COLLECTED DATA:
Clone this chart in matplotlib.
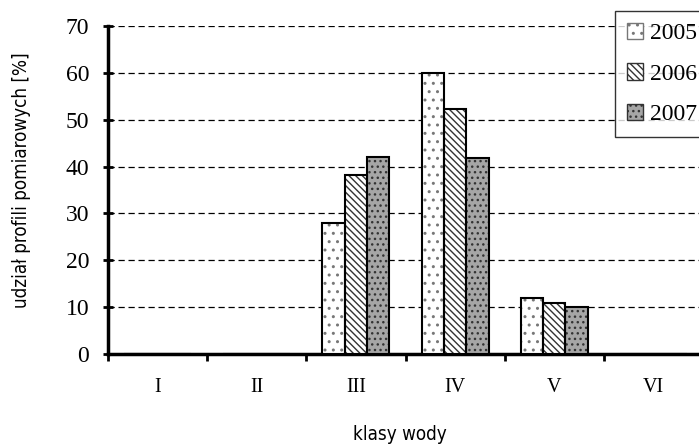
import matplotlib
matplotlib.use("Agg")
import matplotlib.pyplot as plt
import numpy as np
from matplotlib.patches import Patch

categories = ["I", "II", "III", "IV", "V", "VI"]
years = ["2005", "2006", "2007"]
v2005 = [0, 0, 28.0, 60.0, 11.9, 0]
v2006 = [0, 0, 38.2, 52.2, 10.8, 0]
v2007 = [0, 0, 42.0, 41.8, 10.1, 0]
series = [v2005, v2006, v2007]

faces = ["white", "white", "#a6a6a6"]
hatches = ["..", "\\\\\\\\\\", "..."]
hcolors = ["#777777", "#333333", "#333333"]

plt.rcParams['hatch.linewidth'] = 1.0
fig = plt.figure(figsize=(6.99, 4.48), dpi=100)
ax = fig.add_axes([108/699, 94/448, 595/699, 328/448])

x = np.arange(len(categories)) + 0.5
w = 0.225
for i, vals in enumerate(series):
    pos = x + (i - 1) * w
    ax.bar(pos, vals, w, color=faces[i], hatch=hatches[i], edgecolor=hcolors[i], linewidth=0, zorder=3)
    ax.bar(pos, vals, w, fill=False, edgecolor="black", linewidth=1.5, zorder=4)

ax.set_xlim(0, 6)
ax.set_ylim(0, 70)
ax.set_yticks(range(0, 71, 10))
ax.set_xticks(np.arange(0, 7))
ax.set_xticklabels([])
ax.set_xticks(x, minor=True)
ax.set_xticklabels(categories, minor=True, fontfamily="Liberation Serif", fontsize=14.5)
ax.tick_params(axis='x', which='minor', length=0, pad=17)
ax.tick_params(axis='x', which='major', length=5, width=2, direction='out')
ax.tick_params(axis='y', length=7, width=2, direction='inout', labelsize=17, pad=10)
for t in ax.get_yticklabels():
    t.set_fontfamily("Liberation Serif")
for s in ["top", "right"]:
    ax.spines[s].set_visible(False)
for s in ["left", "bottom"]:
    ax.spines[s].set_linewidth(2.5)
ax.yaxis.grid(True, linestyle=(0, (5, 3)), color="black", linewidth=0.9, zorder=0)
ax.set_axisbelow(True)

fig.text(22/699, 1 - 180/448, "udział profili pomiarowych [%]", rotation=90, ha="center", va="center",
         fontfamily="DejaVu Sans", fontstretch="condensed", fontsize=13.5)
fig.text(400/699, 1 - 434/448, "klasy wody", ha="center", va="center",
         fontfamily="DejaVu Sans", fontstretch="condensed", fontsize=13.5)

handles = [Patch(facecolor=faces[i], hatch=hatches[i], edgecolor=hcolors[i]) for i in range(3)]
leg = fig.legend(handles, years, loc="upper left", bbox_to_anchor=(615/699, 1 - 11/448),
                 prop={"family": "Liberation Serif", "size": 17}, frameon=True, fancybox=False,
                 edgecolor="black", handlelength=0.7, handleheight=0.7, handletextpad=0.3,
                 labelspacing=0.8, borderpad=0.5, borderaxespad=0)
leg.get_frame().set_linewidth(1.0)

fig.savefig("out.png", dpi=100)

EXERCISE: Take every line from the data that contains the word "matplotlib".

CORRECT RESPONSE:
Clone this chart in matplotlib.
import matplotlib
matplotlib.use("Agg")
import matplotlib.pyplot as plt
from matplotlib.patches import Patch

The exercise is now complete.